**Work to complete**
Pictures within the data are to be left out; everything else must be reproduced exactly.

**Data segment**
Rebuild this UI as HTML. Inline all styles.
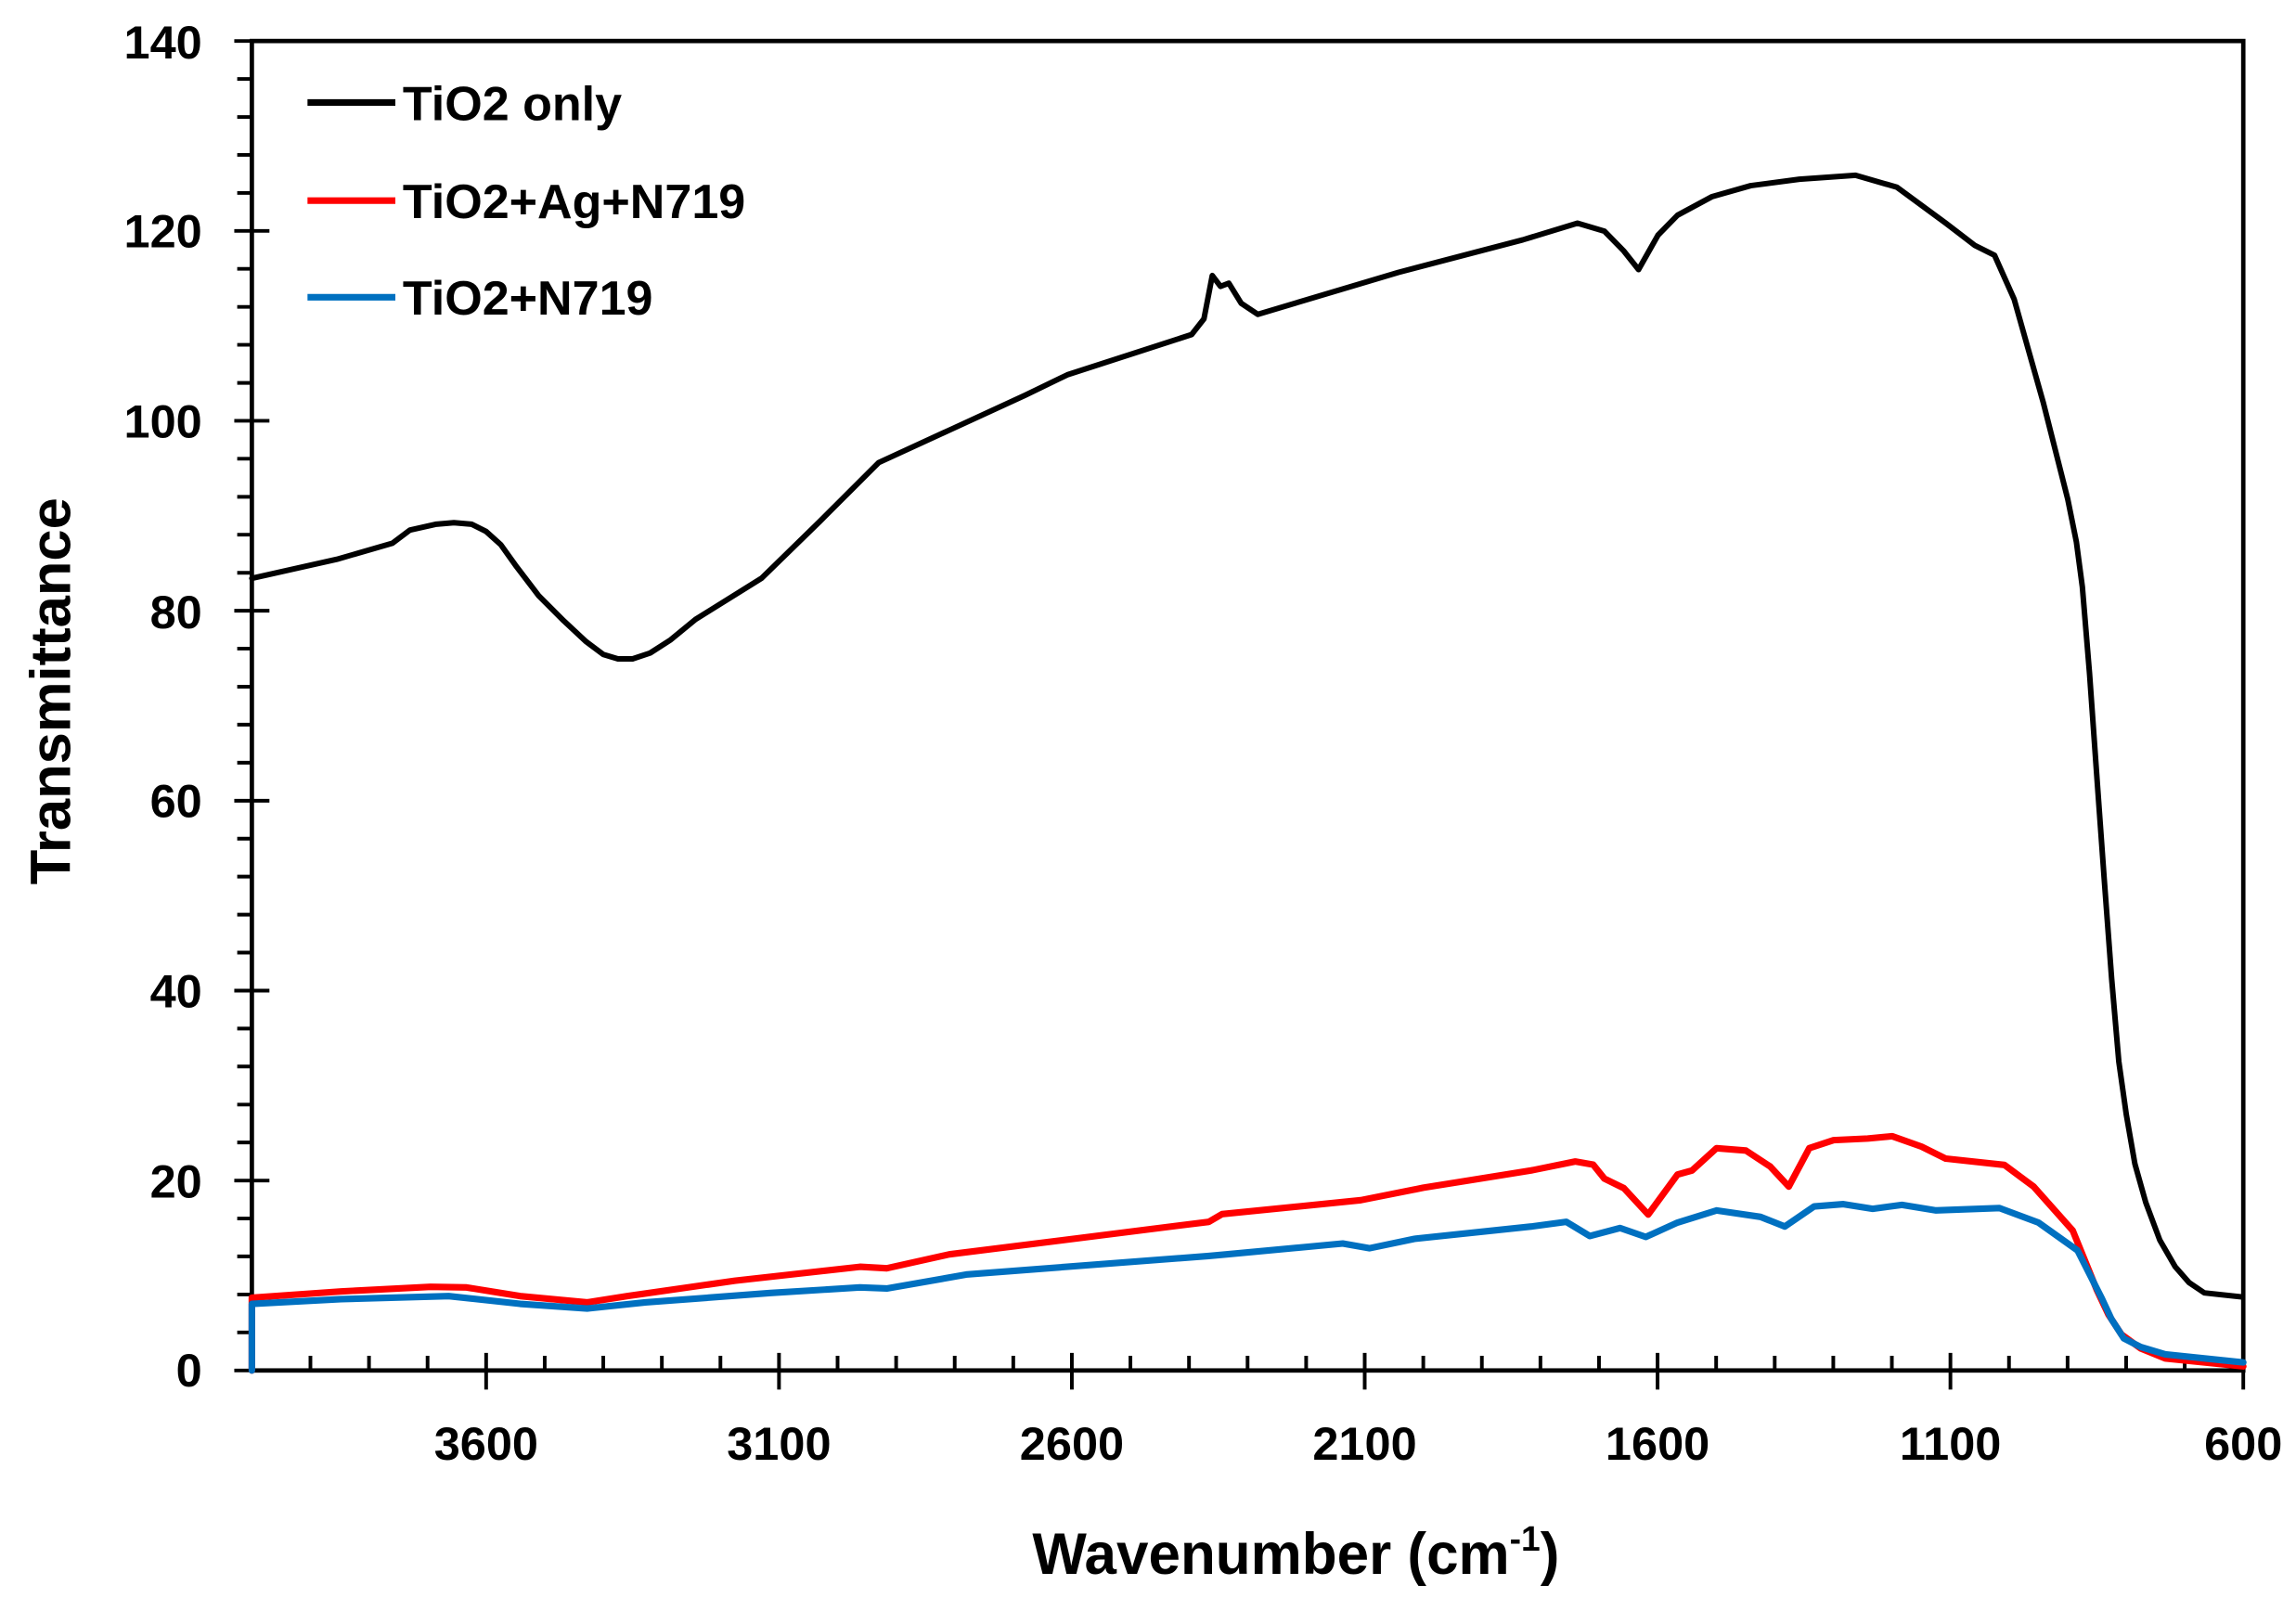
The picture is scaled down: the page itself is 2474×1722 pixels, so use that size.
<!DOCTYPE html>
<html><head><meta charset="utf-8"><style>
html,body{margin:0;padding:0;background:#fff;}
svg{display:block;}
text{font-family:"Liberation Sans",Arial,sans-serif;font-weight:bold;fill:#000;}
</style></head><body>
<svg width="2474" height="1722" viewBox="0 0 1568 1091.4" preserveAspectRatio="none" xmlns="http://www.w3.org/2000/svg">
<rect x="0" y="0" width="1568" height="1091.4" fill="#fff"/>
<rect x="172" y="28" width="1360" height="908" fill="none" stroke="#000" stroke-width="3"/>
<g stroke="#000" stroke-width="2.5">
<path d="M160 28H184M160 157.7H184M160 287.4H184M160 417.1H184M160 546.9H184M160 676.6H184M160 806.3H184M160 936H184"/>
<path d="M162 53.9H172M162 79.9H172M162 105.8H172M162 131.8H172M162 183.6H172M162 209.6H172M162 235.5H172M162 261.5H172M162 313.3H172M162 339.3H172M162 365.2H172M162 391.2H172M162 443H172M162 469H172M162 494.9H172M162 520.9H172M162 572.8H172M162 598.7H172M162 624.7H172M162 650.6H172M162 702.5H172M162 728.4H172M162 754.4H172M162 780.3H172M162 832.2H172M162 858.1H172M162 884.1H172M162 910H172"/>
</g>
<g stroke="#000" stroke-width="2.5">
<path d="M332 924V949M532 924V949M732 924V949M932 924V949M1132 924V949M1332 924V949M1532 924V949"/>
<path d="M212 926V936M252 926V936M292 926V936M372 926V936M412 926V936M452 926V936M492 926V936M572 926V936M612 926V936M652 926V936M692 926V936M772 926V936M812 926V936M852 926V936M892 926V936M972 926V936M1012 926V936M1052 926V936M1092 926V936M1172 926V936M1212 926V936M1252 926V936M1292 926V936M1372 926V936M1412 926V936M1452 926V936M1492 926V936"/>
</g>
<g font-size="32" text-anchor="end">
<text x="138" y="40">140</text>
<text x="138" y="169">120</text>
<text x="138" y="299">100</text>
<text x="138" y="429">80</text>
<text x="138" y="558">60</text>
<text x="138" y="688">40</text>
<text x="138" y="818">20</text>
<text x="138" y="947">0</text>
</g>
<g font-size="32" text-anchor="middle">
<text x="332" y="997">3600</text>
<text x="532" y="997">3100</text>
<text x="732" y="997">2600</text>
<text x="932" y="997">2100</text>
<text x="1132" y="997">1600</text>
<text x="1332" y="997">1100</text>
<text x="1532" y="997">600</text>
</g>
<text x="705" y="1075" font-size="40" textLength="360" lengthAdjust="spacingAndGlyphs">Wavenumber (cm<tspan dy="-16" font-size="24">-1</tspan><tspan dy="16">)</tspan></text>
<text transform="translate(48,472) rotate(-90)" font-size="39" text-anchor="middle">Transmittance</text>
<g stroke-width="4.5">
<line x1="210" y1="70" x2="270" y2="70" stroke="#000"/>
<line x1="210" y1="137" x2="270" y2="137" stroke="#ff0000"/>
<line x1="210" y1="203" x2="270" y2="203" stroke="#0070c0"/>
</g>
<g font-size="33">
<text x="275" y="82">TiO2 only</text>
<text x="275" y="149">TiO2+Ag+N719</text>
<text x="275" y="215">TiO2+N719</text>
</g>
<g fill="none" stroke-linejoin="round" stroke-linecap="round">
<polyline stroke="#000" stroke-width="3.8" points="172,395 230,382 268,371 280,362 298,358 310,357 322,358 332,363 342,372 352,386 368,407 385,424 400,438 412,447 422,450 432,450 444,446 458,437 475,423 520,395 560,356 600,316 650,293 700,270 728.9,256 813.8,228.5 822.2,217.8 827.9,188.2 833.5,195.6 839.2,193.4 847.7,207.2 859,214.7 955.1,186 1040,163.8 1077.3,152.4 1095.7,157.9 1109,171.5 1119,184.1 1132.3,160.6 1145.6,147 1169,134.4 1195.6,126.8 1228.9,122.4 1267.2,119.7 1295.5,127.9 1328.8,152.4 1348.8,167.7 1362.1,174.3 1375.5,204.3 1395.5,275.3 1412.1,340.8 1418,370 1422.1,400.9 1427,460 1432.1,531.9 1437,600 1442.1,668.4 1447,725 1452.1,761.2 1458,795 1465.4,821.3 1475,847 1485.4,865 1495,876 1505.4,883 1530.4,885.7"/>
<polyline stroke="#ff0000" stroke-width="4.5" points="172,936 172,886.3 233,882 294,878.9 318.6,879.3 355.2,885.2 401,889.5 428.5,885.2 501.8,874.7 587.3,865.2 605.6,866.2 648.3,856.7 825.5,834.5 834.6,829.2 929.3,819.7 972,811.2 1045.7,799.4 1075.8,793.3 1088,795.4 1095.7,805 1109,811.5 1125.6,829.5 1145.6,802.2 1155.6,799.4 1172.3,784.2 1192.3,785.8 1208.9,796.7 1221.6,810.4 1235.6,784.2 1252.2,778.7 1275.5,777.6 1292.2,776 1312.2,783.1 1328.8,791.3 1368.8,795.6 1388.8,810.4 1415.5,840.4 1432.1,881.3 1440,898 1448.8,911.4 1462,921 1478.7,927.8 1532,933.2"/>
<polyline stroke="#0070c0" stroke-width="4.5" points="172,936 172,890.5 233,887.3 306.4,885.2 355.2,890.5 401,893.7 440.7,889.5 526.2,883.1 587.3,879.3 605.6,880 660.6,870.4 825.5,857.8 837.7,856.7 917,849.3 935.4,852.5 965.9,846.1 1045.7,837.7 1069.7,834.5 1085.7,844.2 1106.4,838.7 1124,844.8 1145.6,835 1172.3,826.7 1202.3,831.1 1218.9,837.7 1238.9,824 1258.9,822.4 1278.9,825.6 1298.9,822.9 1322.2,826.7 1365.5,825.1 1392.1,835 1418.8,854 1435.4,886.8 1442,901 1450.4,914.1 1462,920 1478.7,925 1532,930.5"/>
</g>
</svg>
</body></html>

**Problem solution**
Rebuild this UI as HTML. Inline all styles.
The picture is scaled down: the page itself is 2474×1722 pixels, so use that size.
<!DOCTYPE html>
<html><head><meta charset="utf-8"><style>
html,body{margin:0;padding:0;background:#fff;}
svg{display:block;}
text{font-family:"Liberation Sans",Arial,sans-serif;font-weight:bold;fill:#000;}
</style></head><body>
<svg width="2474" height="1722" viewBox="0 0 1568 1091.4" preserveAspectRatio="none" xmlns="http://www.w3.org/2000/svg">
<rect x="0" y="0" width="1568" height="1091.4" fill="#fff"/>
<rect x="172" y="28" width="1360" height="908" fill="none" stroke="#000" stroke-width="3"/>
<g stroke="#000" stroke-width="2.5">
<path d="M160 28H184M160 157.7H184M160 287.4H184M160 417.1H184M160 546.9H184M160 676.6H184M160 806.3H184M160 936H184"/>
<path d="M162 53.9H172M162 79.9H172M162 105.8H172M162 131.8H172M162 183.6H172M162 209.6H172M162 235.5H172M162 261.5H172M162 313.3H172M162 339.3H172M162 365.2H172M162 391.2H172M162 443H172M162 469H172M162 494.9H172M162 520.9H172M162 572.8H172M162 598.7H172M162 624.7H172M162 650.6H172M162 702.5H172M162 728.4H172M162 754.4H172M162 780.3H172M162 832.2H172M162 858.1H172M162 884.1H172M162 910H172"/>
</g>
<g stroke="#000" stroke-width="2.5">
<path d="M332 924V949M532 924V949M732 924V949M932 924V949M1132 924V949M1332 924V949M1532 924V949"/>
<path d="M212 926V936M252 926V936M292 926V936M372 926V936M412 926V936M452 926V936M492 926V936M572 926V936M612 926V936M652 926V936M692 926V936M772 926V936M812 926V936M852 926V936M892 926V936M972 926V936M1012 926V936M1052 926V936M1092 926V936M1172 926V936M1212 926V936M1252 926V936M1292 926V936M1372 926V936M1412 926V936M1452 926V936M1492 926V936"/>
</g>
<g font-size="32" text-anchor="end">
<text x="138" y="40">140</text>
<text x="138" y="169">120</text>
<text x="138" y="299">100</text>
<text x="138" y="429">80</text>
<text x="138" y="558">60</text>
<text x="138" y="688">40</text>
<text x="138" y="818">20</text>
<text x="138" y="947">0</text>
</g>
<g font-size="32" text-anchor="middle">
<text x="332" y="997">3600</text>
<text x="532" y="997">3100</text>
<text x="732" y="997">2600</text>
<text x="932" y="997">2100</text>
<text x="1132" y="997">1600</text>
<text x="1332" y="997">1100</text>
<text x="1532" y="997">600</text>
</g>
<text x="705" y="1075" font-size="40" textLength="360" lengthAdjust="spacingAndGlyphs">Wavenumber (cm<tspan dy="-16" font-size="24">-1</tspan><tspan dy="16">)</tspan></text>
<text transform="translate(48,472) rotate(-90)" font-size="39" text-anchor="middle">Transmittance</text>
<g stroke-width="4.5">
<line x1="210" y1="70" x2="270" y2="70" stroke="#000"/>
<line x1="210" y1="137" x2="270" y2="137" stroke="#ff0000"/>
<line x1="210" y1="203" x2="270" y2="203" stroke="#0070c0"/>
</g>
<g font-size="33">
<text x="275" y="82">TiO2 only</text>
<text x="275" y="149">TiO2+Ag+N719</text>
<text x="275" y="215">TiO2+N719</text>
</g>
<g fill="none" stroke-linejoin="round" stroke-linecap="round">
<polyline stroke="#000" stroke-width="3.8" points="172,395 230,382 268,371 280,362 298,358 310,357 322,358 332,363 342,372 352,386 368,407 385,424 400,438 412,447 422,450 432,450 444,446 458,437 475,423 520,395 560,356 600,316 650,293 700,270 728.9,256 813.8,228.5 822.2,217.8 827.9,188.2 833.5,195.6 839.2,193.4 847.7,207.2 859,214.7 955.1,186 1040,163.8 1077.3,152.4 1095.7,157.9 1109,171.5 1119,184.1 1132.3,160.6 1145.6,147 1169,134.4 1195.6,126.8 1228.9,122.4 1267.2,119.7 1295.5,127.9 1328.8,152.4 1348.8,167.7 1362.1,174.3 1375.5,204.3 1395.5,275.3 1412.1,340.8 1418,370 1422.1,400.9 1427,460 1432.1,531.9 1437,600 1442.1,668.4 1447,725 1452.1,761.2 1458,795 1465.4,821.3 1475,847 1485.4,865 1495,876 1505.4,883 1530.4,885.7"/>
<polyline stroke="#ff0000" stroke-width="4.5" points="172,936 172,886.3 233,882 294,878.9 318.6,879.3 355.2,885.2 401,889.5 428.5,885.2 501.8,874.7 587.3,865.2 605.6,866.2 648.3,856.7 825.5,834.5 834.6,829.2 929.3,819.7 972,811.2 1045.7,799.4 1075.8,793.3 1088,795.4 1095.7,805 1109,811.5 1125.6,829.5 1145.6,802.2 1155.6,799.4 1172.3,784.2 1192.3,785.8 1208.9,796.7 1221.6,810.4 1235.6,784.2 1252.2,778.7 1275.5,777.6 1292.2,776 1312.2,783.1 1328.8,791.3 1368.8,795.6 1388.8,810.4 1415.5,840.4 1432.1,881.3 1440,898 1448.8,911.4 1462,921 1478.7,927.8 1532,933.2"/>
<polyline stroke="#0070c0" stroke-width="4.5" points="172,936 172,890.5 233,887.3 306.4,885.2 355.2,890.5 401,893.7 440.7,889.5 526.2,883.1 587.3,879.3 605.6,880 660.6,870.4 825.5,857.8 837.7,856.7 917,849.3 935.4,852.5 965.9,846.1 1045.7,837.7 1069.7,834.5 1085.7,844.2 1106.4,838.7 1124,844.8 1145.6,835 1172.3,826.7 1202.3,831.1 1218.9,837.7 1238.9,824 1258.9,822.4 1278.9,825.6 1298.9,822.9 1322.2,826.7 1365.5,825.1 1392.1,835 1418.8,854 1435.4,886.8 1442,901 1450.4,914.1 1462,920 1478.7,925 1532,930.5"/>
</g>
</svg>
</body></html>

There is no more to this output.